Thursday, July 12, 2012

XII. Into autumn




       Travelers on the Santa Fe, Oregon, California and other historic trails rarely harbored delusions about the precariousness of their migratory existence. So many things could go wrong that would either strand them (broken axles, shattered wheels, overturned wagons, lame horses or mules) maim them or kill them (cholera, infection, snakebite, gunshots, fractured bones, bad water, floods, runaway animals, Indians), that the list was virtually endless. But what terrified many travelers the most was the weather. Thunder stampeded livestock, gale-force winds upended wagons and hail battered people and animals. However horrific the weather, extremes were matched only by their rarity; of bigger concern was precipitation.





“Thunder and lightning, hail, hurricane, or tornado were more spectacular,” Merrill J. Mattes wrote in The Great Platte River Road, “but the most demoralizing and all-pervading enemy was rain.” 





Canvas canopies or tents were, in the words of Oregon-bound Amos Bachelder, “but spider’s webs before these storms.” Once rain breached the outer defenses everything received a thorough soaking: food, clothing, bedding, books, matches, tools, people. It would often take days to dry out, leaving travelers sodden and miserable, and, depending on the time of year, dangerously chilled.





Until the evening of October 10, 1912, Sadie and crew had had a fairly easy journey. Rain had created a few boggy sections that slowed them down but thus far they’d escaped any form of violent weather. Their luck ran out in a small grove of timber somewhere east of Pomona. 





“We had an awful storm last night, the wind blew the rain terrible,” Sadie wrote the following day.  “Our wagons trembled in the storm. Fred was so scared got up and sat on one corner of the jet to hold it down. I would have slept through it all but the rain beat through the canvas in my face and I could not sleep with my face in water. Our bed got wet along the sides where it beat in. We are by a patch of tall timber or I guess we would all have blew away.”





Morning dawned soggy and cooler and the skies darkly brooding. Nevertheless they had no recourse but to spread out their bedding and clothing in the hopes of drying out before the next deluge. Around the campsite every available shrub, wagon tree, wheel or tree limb was put into use as a clothesline. To an outsider braving the road it would have appeared as if the storm had emptied the bulk of their possessions from the wagons and strewn them willynilly across the immediate landscape with all parties equally affected except for Sadie who had no coat but bundled herself as best she could in layers of clothing and blankets.

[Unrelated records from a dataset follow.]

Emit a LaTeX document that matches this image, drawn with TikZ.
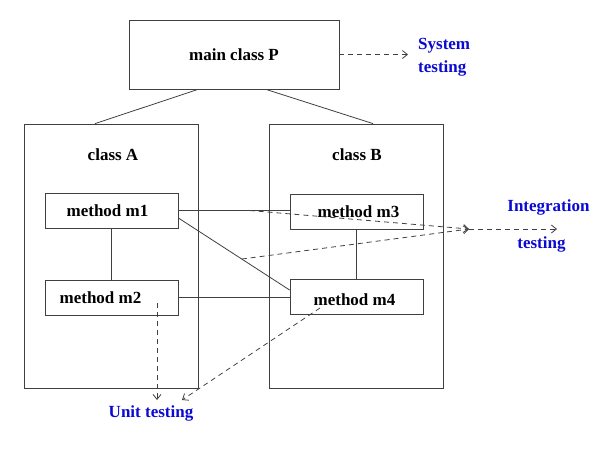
\documentclass[tikz,border=0pt]{standalone}
\usepackage{fontspec}
\setmainfont{Liberation Serif}
\usetikzlibrary{arrows.meta,calc}
\definecolor{testblue}{RGB}{10,10,210}
\tikzset{
  linecol/.style = {draw=black!75, line width=0.8pt},
  methodbox/.style = {linecol, minimum width=133pt, minimum height=35pt,
    inner sep=0pt, font=\fontsize{17}{20}\selectfont\bfseries},
  classbox/.style = {linecol, minimum width=174pt, minimum height=264pt,
    inner sep=0pt},
  boxlabel/.style = {inner sep=0pt, font=\fontsize{17}{20}\selectfont\bfseries},
  testlabel/.style = {inner sep=0pt, text=testblue,
    font=\fontsize{17}{23}\selectfont\bfseries},
  testarrow/.style = {linecol, dashed, dash pattern=on 5pt off 4pt, ->}}

\begin{document}
\begin{tikzpicture}[x=1pt,y=-1pt,>={Straight Barb[length=5pt,width=8pt]}]
\useasboundingbox (0,0) rectangle (602,451);

% classes
\node [methodbox, minimum width=210pt, minimum height=69pt] (P) at (234,54.5) {main class P};
\node [classbox] (A) at (111,256) {};
\node [classbox] (B) at (356,256) {};
\node [boxlabel] (Alab) at (113,155) {class A};
\node [boxlabel] (Blab) at (357,155) {class B};

% methods
\node [methodbox, label={[boxlabel,xshift=-4pt]center:method m1}] (m1) at (111.5,210.5) {};
\node [methodbox, label={[boxlabel,xshift=-11pt]center:method m2}] (m2) at (111.5,297.5) {};
\node [methodbox, label={[boxlabel,xshift=2pt]center:method m3}] (m3) at (356.5,211.5) {};
\node [methodbox, label={[boxlabel,xshift=-2pt,yshift=-3pt]center:method m4}] (m4) at (356.5,296.5) {};

% labels
\node [testlabel, align=left, anchor=west] (sys) at (418,57) {System\\testing};
\node [testlabel] (integ) at (548.5,207) {Integration};
\node [testlabel] (integb) at (541.5,244) {testing};
\node [testlabel] (unit) at (151,413) {Unit testing};

% connections
\draw [linecol] ([xshift=-36pt]P.south) -- ([xshift=-16pt]A.north);
\draw [linecol] ([xshift=32pt]P.south) -- ([xshift=17pt]B.north);
\draw [linecol] (m1) -- (m2);
\draw [linecol] (m3) -- (m4);
\draw [linecol] (m1.east) -- (m1.east -| m3.west);
\draw [linecol] ([yshift=-7.5pt]m1.east) -- ([yshift=6.5pt]m4.west);
\draw [linecol] (m2.east) -- (m2.east -| m4.west);

% testing arrows
\coordinate (ptip) at (408,54.5);
\coordinate (ihub) at (469,229);
\coordinate (iend) at (557,229);
\coordinate (u2) at (157,303);
\coordinate (u4) at (320,308);
\coordinate (u2tip) at (157,400);
\coordinate (u4tip) at (182,400);
\draw [testarrow] (P.east) -- (ptip);
\draw [testarrow] ($(m1.east)!0.64!(m1.east -| m3.west)$) -- (ihub);
\draw [testarrow] ($([yshift=-7.5pt]m1.east)!0.57!([yshift=6.5pt]m4.west)$) -- (ihub);
\draw [testarrow] (ihub) -- (iend);
\draw [testarrow] (u2) -- (u2tip);
\draw [testarrow] (u4) -- (u4tip);
\end{tikzpicture}
\end{document}
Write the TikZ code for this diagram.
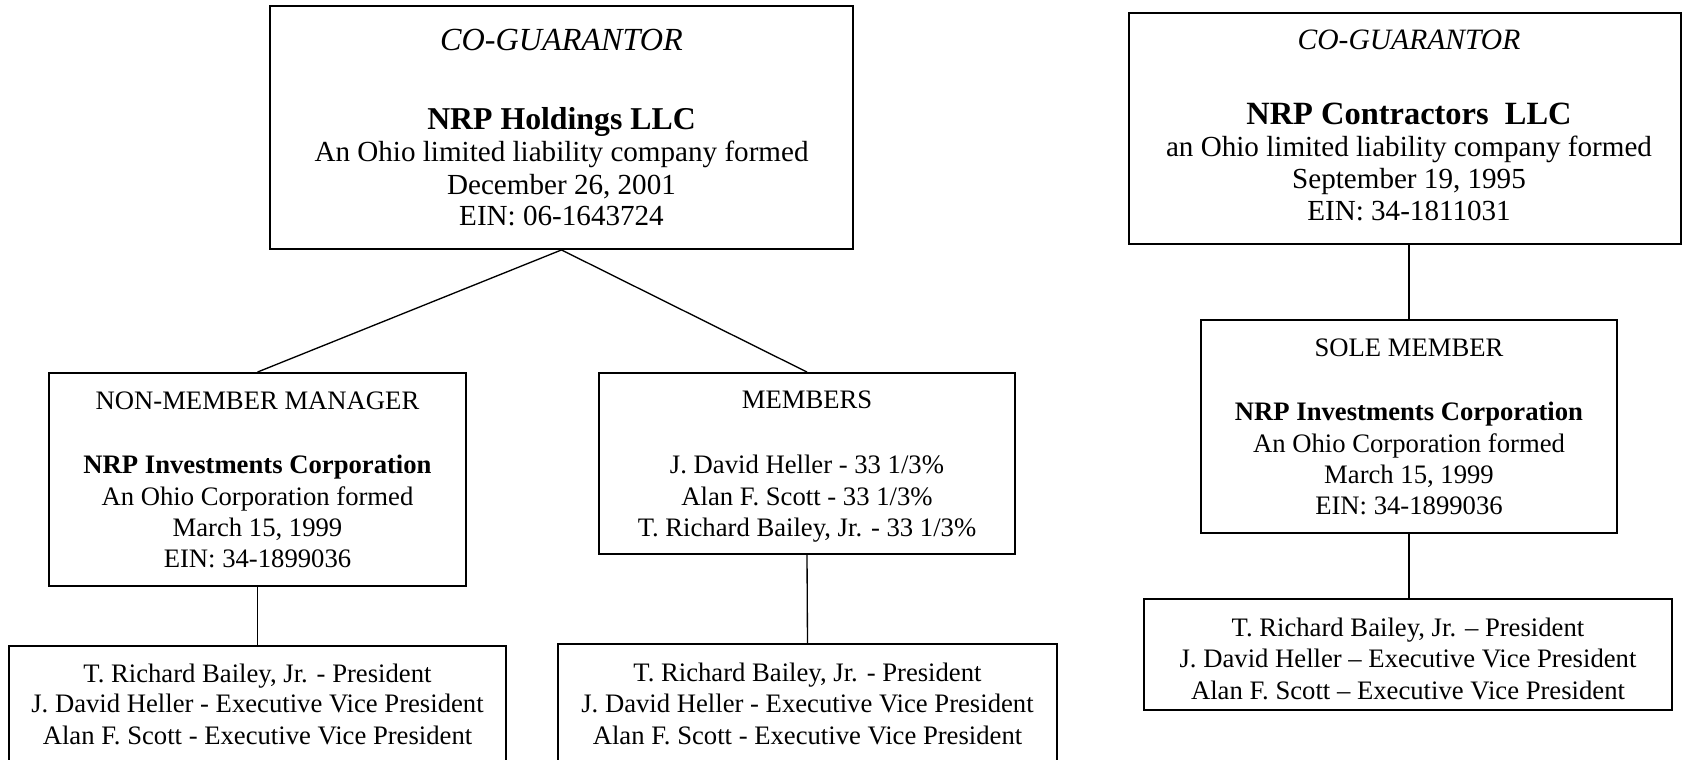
\documentclass[tikz,border=0pt]{standalone}
\usepackage{fontspec}
\setmainfont{Liberation Serif}
\begin{document}
\begin{tikzpicture}[x=0.45pt,y=-0.45pt]
\tikzset{
 box/.style={draw, line width=0.85pt, inner sep=0pt},
 ln/.style={anchor=base, inner sep=0pt, font=\fontsize{12}{14}\selectfont},
 lnt/.style={anchor=base, inner sep=0pt, font=\fontsize{13.1}{15}\selectfont},
 big/.style={anchor=base, inner sep=0pt, font=\fontsize{14.3}{16}\selectfont\bfseries},
 link/.style={line width=0.6pt},
}
\useasboundingbox (0,0) rectangle (1683,760);
% boxes
\node[box, minimum width=262.35pt, minimum height=109.35pt] (b1) at (561.5,127.5) {};
\node[box, minimum width=187.65pt, minimum height=95.85pt] (b2) at (257.5,479.5) {};
\node[box, minimum width=187.2pt, minimum height=81.45pt] (b3) at (807,463.5) {};
\node[box, minimum width=223.65pt, minimum height=53.55pt] (b4) at (257.5,705.5) {};
\node[box, minimum width=224.55pt, minimum height=54.45pt] (b5) at (807.5,704.5) {};
\node[box, minimum width=248.4pt, minimum height=103.95pt] (b6) at (1405,128.5) {};
\node[box, minimum width=187.2pt, minimum height=95.85pt] (b7) at (1409,426.5) {};
\node[box, minimum width=237.6pt, minimum height=49.95pt] (b8) at (1408,654.5) {};
% connectors
\draw[link] (b1.south) -- (b2.north);
\draw[link] (b1.south) -- (b3.north);
\draw[link] (b2.south) -- (b4.north);
\draw[link] (b3.south) -- (b5.north);
\draw[link] (b7.north |- b6.south) -- (b7.north);
\draw[link] (b7.south) -- (b7.south |- b8.north);
% box 1 text
\node[lnt, font=\fontsize{14.5}{16}\selectfont\itshape] (t1a) at (561.5,50) {CO-GUARANTOR};
\node[big] (t1b) at (561.5,129.5) {NRP Holdings LLC};
\node[lnt] (t1c) at (561.5,161.5) {An Ohio limited liability company formed};
\node[lnt] (t1d) at (561.5,194.5) {December 26, 2001};
\node[lnt] (t1e) at (561.5,225.5) {EIN: 06-1643724};
% box 2 text
\node[ln] (t2a) at (257.5,409) {NON-MEMBER MANAGER};
\node[ln] (t2b) at (257.5,473) {\bfseries NRP Investments Corporation};
\node[ln] (t2c) at (257.5,505) {An Ohio Corporation formed};
\node[ln] (t2d) at (257.5,536) {March 15, 1999};
\node[ln] (t2e) at (257.5,567) {EIN: 34-1899036};
% box 3 text
\node[ln] (t3a) at (807,408) {MEMBERS};
\node[ln] (t3b) at (807,473) {J. David Heller - 33 1/3\%};
\node[ln] (t3c) at (807,505) {Alan F. Scott - 33 1/3\%};
\node[ln] (t3d) at (807,536) {T. Richard Bailey, Jr. - 33 1/3\%};
% box 4 text
\node[ln] (t4a) at (257.5,682) {T. Richard Bailey, Jr. - President};
\node[ln] (t4b) at (257.5,712) {J. David Heller - Executive Vice President};
\node[ln] (t4c) at (257.5,744) {Alan F. Scott - Executive Vice President};
% box 5 text
\node[ln] (t5a) at (807.5,681) {T. Richard Bailey, Jr. - President};
\node[ln] (t5b) at (807.5,712) {J. David Heller - Executive Vice President};
\node[ln] (t5c) at (807.5,744) {Alan F. Scott - Executive Vice President};
% box 6 text
\node[lnt, font=\fontsize{13.3}{15}\selectfont\itshape] (t6a) at (1409,49.5) {CO-GUARANTOR};
\node[big, font=\fontsize{14.6}{16}\selectfont\bfseries] (t6b) at (1409,124) {NRP Contractors\ \ LLC};
\node[lnt] (t6c) at (1409,156.5) {an Ohio limited liability company formed};
\node[lnt] (t6d) at (1409,188.5) {September 19, 1995};
\node[lnt] (t6e) at (1409,220.5) {EIN: 34-1811031};
% box 7 text
\node[ln] (t7a) at (1409,356) {SOLE MEMBER};
\node[ln] (t7b) at (1409,420) {\bfseries NRP Investments Corporation};
\node[ln] (t7c) at (1409,452) {An Ohio Corporation formed};
\node[ln] (t7d) at (1409,483) {March 15, 1999};
\node[ln] (t7e) at (1409,514) {EIN: 34-1899036};
% box 8 text
\node[ln] (t8a) at (1408,636) {T. Richard Bailey, Jr. – President};
\node[ln] (t8b) at (1408,667) {J. David Heller – Executive Vice President};
\node[ln] (t8c) at (1408,699) {Alan F. Scott – Executive Vice President};
\end{tikzpicture}
\end{document}
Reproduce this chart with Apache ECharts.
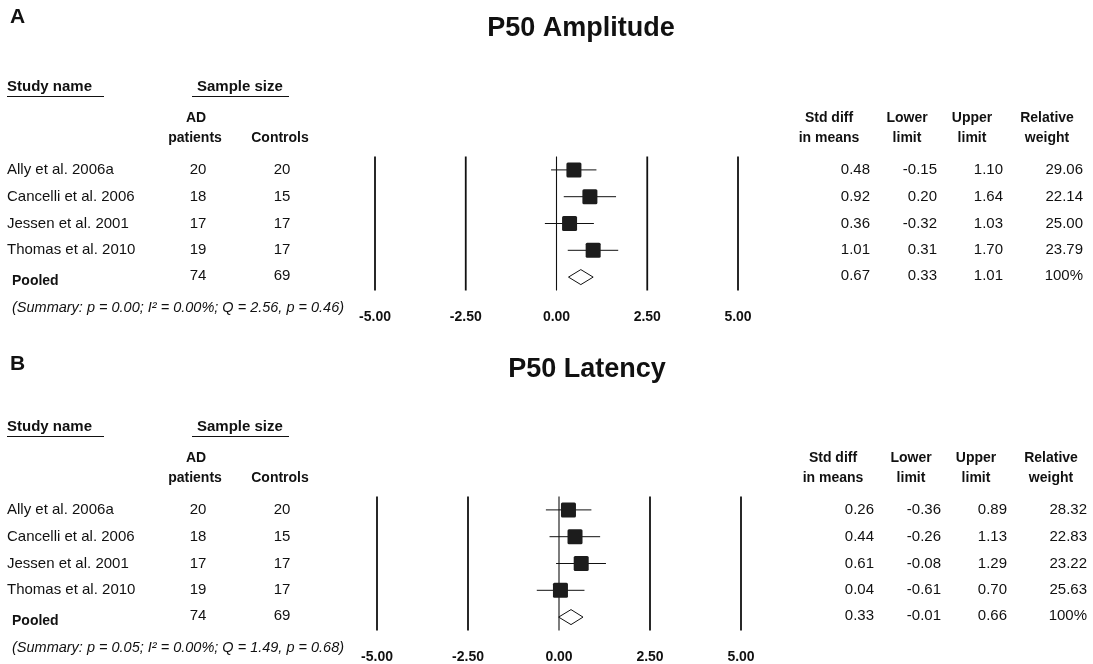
<!DOCTYPE html>
<html><head><meta charset="utf-8">
<script src="https://cdn.jsdelivr.net/npm/echarts@6/dist/echarts.min.js"></script>
<style>html,body{margin:0;padding:0;background:#fff}#c{width:1093px;height:664px}</style>
</head><body><div id="c"></div>
<script>
// ---------- data ----------
const studies = ['Ally et al. 2006a', 'Cancelli et al. 2006', 'Jessen et al. 2001', 'Thomas et al. 2010'];
const adPatients = [20, 18, 17, 19];
const controls = [20, 15, 17, 17];
const pooledN = [74, 69];
const xTicks = [-5, -2.5, 0, 2.5, 5];

const ampMean = [0.48, 0.92, 0.36, 1.01];
const ampLower = [-0.15, 0.20, -0.32, 0.31];
const ampUpper = [1.10, 1.64, 1.03, 1.70];
const ampWeight = ['29.06', '22.14', '25.00', '23.79'];
const ampPooled = [0.67, 0.33, 1.01];
const ampSummary = '(Summary: p = 0.00; I\u00B2 = 0.00%; Q = 2.56, p = 0.46)';

const latMean = [0.26, 0.44, 0.61, 0.04];
const latLower = [-0.36, -0.26, -0.08, -0.61];
const latUpper = [0.89, 1.13, 1.29, 0.70];
const latWeight = ['28.32', '22.83', '23.22', '25.63'];
const latPooled = [0.33, -0.01, 0.66];
const latSummary = '(Summary: p = 0.05; I\u00B2 = 0.00%; Q = 1.49, p = 0.68)';

// ---------- layout ----------
const FF = '"Liberation Sans", Arial, Helvetica, sans-serif';
const INK = '#111';
const panels = [
  { letter: 'A', title: 'P50 Amplitude', dy: 0, letterY: 17.5, titleY: 28.5, plotLeft: 375, plotWidth: 363, dxR: 0, titleX: 581,
    mean: ampMean, lower: ampLower, upper: ampUpper, weight: ampWeight, pooled: ampPooled, summary: ampSummary },
  { letter: 'B', title: 'P50 Latency', dy: 340, letterY: 364, titleY: 370, plotLeft: 377, plotWidth: 364, dxR: 4, titleX: 587,
    mean: latMean, lower: latLower, upper: latUpper, weight: latWeight, pooled: latPooled, summary: latSummary }
];

const chart = echarts.init(document.getElementById('c'), null, { renderer: 'canvas' });

const grids = [], xAxes = [], yAxes = [], series = [], graphics = [];

function txt(text, x, y, opt) {
  return { type: 'text', x: x, y: y, style: Object.assign({
    text: text, fill: INK, font: '15px ' + FF, align: 'left', verticalAlign: 'middle' }, opt || {}) };
}

panels.forEach(function (p, gi) {
  const dy = p.dy;
  grids.push({ left: p.plotLeft, top: 156.5 + dy, width: p.plotWidth, height: 134, containLabel: false });
  xAxes.push({
    type: 'value', gridIndex: gi, min: -5, max: 5, interval: 2.5,
    axisLine: { show: false }, axisTick: { show: false }, splitLine: { show: false },
    axisLabel: { show: true, margin: 19.5, showMinLabel: true, showMaxLabel: true,
      color: INK, fontWeight: 'bold', fontSize: 14, fontFamily: FF,
      formatter: function (v) { return v.toFixed(2); } }
  });
  yAxes.push({ type: 'value', gridIndex: gi, min: -0.5, max: 4.5, inverse: true, show: false });

  // vertical reference lines
  series.push({
    type: 'custom', xAxisIndex: gi, yAxisIndex: gi, silent: true,
    data: xTicks.map(function (t) { return [t]; }),
    renderItem: function (params, api) {
      const t = api.value(0);
      const a = api.coord([t, -0.5]), b = api.coord([t, 4.5]);
      return { type: 'line', shape: { x1: a[0], y1: a[1], x2: b[0], y2: b[1] },
        style: { stroke: INK, lineWidth: t === 0 ? 1.1 : 1.8 } };
    }
  });

  // study rows: whisker + square
  series.push({
    type: 'custom', xAxisIndex: gi, yAxisIndex: gi, silent: true,
    data: studies.map(function (s, i) { return [i, p.mean[i], p.lower[i], p.upper[i]]; }),
    renderItem: function (params, api) {
      const i = api.value(0);
      const c = api.coord([api.value(1), i]);
      const lo = api.coord([api.value(2), i]);
      const hi = api.coord([api.value(3), i]);
      const s = 15;
      return { type: 'group', children: [
        { type: 'line', shape: { x1: lo[0], y1: lo[1], x2: hi[0], y2: hi[1] }, style: { stroke: INK, lineWidth: 1 } },
        { type: 'rect', shape: { x: c[0] - s / 2, y: c[1] - s / 2, width: s, height: s, r: 1.5 }, style: { fill: '#1c1c1c' } }
      ] };
    }
  });

  // pooled diamond
  series.push({
    type: 'custom', xAxisIndex: gi, yAxisIndex: gi, silent: true,
    data: [[4, p.pooled[0], p.pooled[1], p.pooled[2]]],
    renderItem: function (params, api) {
      const i = api.value(0);
      const c = api.coord([api.value(1), i]);
      const lo = api.coord([api.value(2), i]);
      const hi = api.coord([api.value(3), i]);
      const h = 7.5;
      return { type: 'polygon', shape: { points: [[lo[0], c[1]], [c[0], c[1] - h], [hi[0], c[1]], [c[0], c[1] + h]] },
        style: { fill: '#fff', stroke: INK, lineWidth: 1 } };
    }
  });

  // table text rows, positioned on the row axis
  const rowData = studies.map(function (s, i) {
    return [i, s, adPatients[i], controls[i], p.mean[i].toFixed(2), p.lower[i].toFixed(2), p.upper[i].toFixed(2), p.weight[i], 0];
  });
  rowData.push([4, 'Pooled', pooledN[0], pooledN[1], p.pooled[0].toFixed(2), p.pooled[1].toFixed(2), p.pooled[2].toFixed(2), '100%', 1]);
  series.push({
    type: 'custom', xAxisIndex: gi, yAxisIndex: gi, silent: true, clip: false,
    data: rowData,
    renderItem: function (params, api) {
      const d = rowData[params.dataIndex];
      const y = api.coord([0, d[0]])[1];
      const pooled = d[8] === 1;
      const r = p.dxR;
      const ch = [];
      if (pooled) ch.push(txt(d[1], 12, y + 4.5, { font: 'bold 14px ' + FF }));
      else ch.push(txt(d[1], 7, y));
      const ny = pooled ? y - 1 : y;
      ch.push(txt(String(d[2]), 198, ny, { align: 'center' }));
      ch.push(txt(String(d[3]), 282, ny, { align: 'center' }));
      ch.push(txt(d[4], 870 + r, ny, { align: 'right' }));
      ch.push(txt(d[5], 937 + r, ny, { align: 'right' }));
      ch.push(txt(d[6], 1003 + r, ny, { align: 'right' }));
      ch.push(txt(d[7], 1083 + r, ny, { align: 'right' }));
      return { type: 'group', children: ch };
    }
  });

  // headers
  const r = p.dxR;
  graphics.push(txt(p.letter, 10, p.letterY, { font: 'bold 21px ' + FF }));
  graphics.push(txt(p.title, p.titleX, p.titleY, { font: 'bold 27px ' + FF, align: 'center' }));
  graphics.push(txt('Study name', 7, 87 + dy, { font: 'bold 15px ' + FF }));
  graphics.push({ type: 'line', shape: { x1: 7, y1: 96.5 + dy, x2: 104, y2: 96.5 + dy }, style: { stroke: INK, lineWidth: 1.2 } });
  graphics.push(txt('Sample size', 197, 87 + dy, { font: 'bold 15px ' + FF }));
  graphics.push({ type: 'line', shape: { x1: 192, y1: 96.5 + dy, x2: 289, y2: 96.5 + dy }, style: { stroke: INK, lineWidth: 1.2 } });
  graphics.push(txt('AD', 196, 118.5 + dy, { font: 'bold 14px ' + FF, align: 'center' }));
  graphics.push(txt('patients', 195, 138 + dy, { font: 'bold 14px ' + FF, align: 'center' }));
  graphics.push(txt('Controls', 280, 138 + dy, { font: 'bold 14px ' + FF, align: 'center' }));
  [['Std diff', 'in means', 829], ['Lower', 'limit', 907], ['Upper', 'limit', 972], ['Relative', 'weight', 1047]].forEach(function (h) {
    graphics.push(txt(h[0], h[2] + r, 118 + dy, { font: 'bold 14px ' + FF, align: 'center' }));
    graphics.push(txt(h[1], h[2] + r, 138 + dy, { font: 'bold 14px ' + FF, align: 'center' }));
  });
  graphics.push(txt(p.summary, 12, 307.5 + dy, { font: 'italic 14.5px ' + FF }));
});

chart.setOption({
  animation: false,
  backgroundColor: '#fff',
  grid: grids, xAxis: xAxes, yAxis: yAxes, series: series,
  graphic: { elements: graphics }
});
</script>
</body></html>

And so they waited, warily scanning the low clouds while huddled around a campfire trying to get warm. Fretting about the delay was useless for the roads were slick and boggy and would be for some time. Uppermost in their minds was the realization that autumn was intensifying followed by questions of whether they were prepared for it. The storm caught them not quite halfway to their mark which meant anything was possible in the weeks ahead. The last thing they needed was to get caught in a snowstorm on the open prairie.





Between chores and visits to the fire Sadie jotted down a few notes. “We have been going through the drying process this morning,” she wrote. “We may get out of here today but I don't know how far. It has not rained yet.”





The sun never appeared nor did the rain. By early afternoon they were anxious to get on the road and so threw everything into the wagons and started out, their wheels deeply scoring the road’s surface, clots of mud slinging across the canvas like a Jackson Pollock painting. 





Within a few miles they crossed the Marais Des Cygnes River. It was high due to the storm but the bridge was still passable. The river was known for its temperamental nature and often flooded the city of Ottawa a few miles to the east. The last such flood was in 1909 when it rose to a flood stage of 36.3 feet, almost a record-breaker. Eventually the Army Corps of Engineers would erect a series of levees around the city but not until after the flood of 1951 inundated a third of the town killing 41 people.





The city provided supplies and a touch of civilization. After the night’s experience in a storm-tossed covered wagon they must have eyed the brick and limestone buildings with envy. In the dimming light of early evening lights spilling from curtained windows and storefronts invited them from the rigors of the trail but they could not stop except for once and then only for a short time. The wagons clopped down Main Street the length and breadth of the city and out the southern outliers into the countryside which opened onto the Osage cuestas. The region was dominated by low rolling hills and escarpments or uplifts characterized by steep slopes on one side and gentler slopes on the other. From here the road would rise and fall with the lay of the land and take them ever southward.





Our own pace was less eventful and far shorter yet filled with a sense that we were in the presence of something beyond our own experiences. I’m sure it was the same for Sadie and her companions as it was for the protagonist in Jim Harrison’s The English Major who wrote, “I was getting lightened up in my mind by the immensity of the landscape and the idea that moment by moment everything I saw was something I had never seen before.” In many ways I envied their leisurely pace for what it revealed of the changing land. 





A few miles south they circled the wagons and called a halt. Supper was cooked on smoky fires as temperatures dropped. Their topsy stove heaters would be welcome that night, as would be the new coat Fred had bought Sadie in Ottawa—a nice one with a big collar, she wrote, and just in time.